In the second example, there are 2 columns that have to be same for the rows to be joined together so it usually will give different results than the first one.
It depends.
SELECT
t1.foo,
t2.bar
FROM
table1 t1
LEFT JOIN table2 t2 ON t1.SomeId = t2.SomeId
WHERE
t2.SomeValue IS NULL
is different from
SELECT
t1.foo,
t2.bar
FROM
table1 t1
LEFT JOIN table2 t2 ON t1.SomeId = t2.SomeId AND t2.SomeValue IS NULL
It is different because the former crosses out all records from t2 that have NULL in t2.SomeValue and those from t1 that are not referenced in t2. The latter crosses out only the t2 records that have NULL in t2.SomeValue.
Just use the ON clause for the join condition and the WHERE clause for the filter.
Unless moving the join condition to the where clause changes the meaning of the query (like in the left join example above), then it doesn't matter where you put them.

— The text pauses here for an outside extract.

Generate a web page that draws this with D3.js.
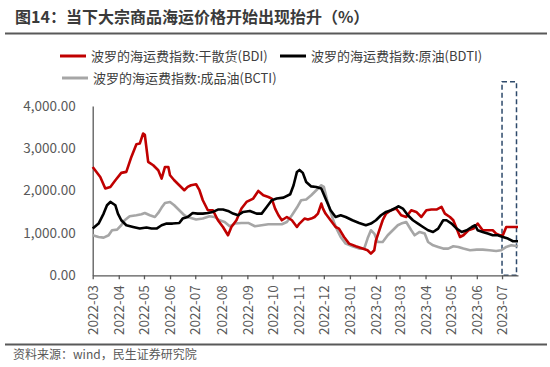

SQL will re-arrange them, and as long as they are provably equivalent, you'll get the same query.
That being said, I think it's more of a logical / readability thing. I usually put anything that relates two tables in the join, and anything that filters in the where.
I'd prefer first query. SQL server will use the best join type for your query based on indexes you have, after that will apply WHERE clause. But you can run both queries at the same time, look at execution plans, compare and choose the fastest (optimize adding indexes also).
unless you are working on a single-user app or something similarly small that creates trivial load, the only considerations that mean anything is how the server will process your query.
The answers that mention query plans give good advice.
In addition, set io statistics on to get an idea of how many reads your query will generate (I especially love Azder's post).
Think of every DB server as a pump of data from disk to client. That pump goes faster if it performs only the IO needed to get the job done. If the data is in cache it will be even faster. But you don't want to be reading more than you need from disk - that will result in crowding out of your cache useful data for no good reason.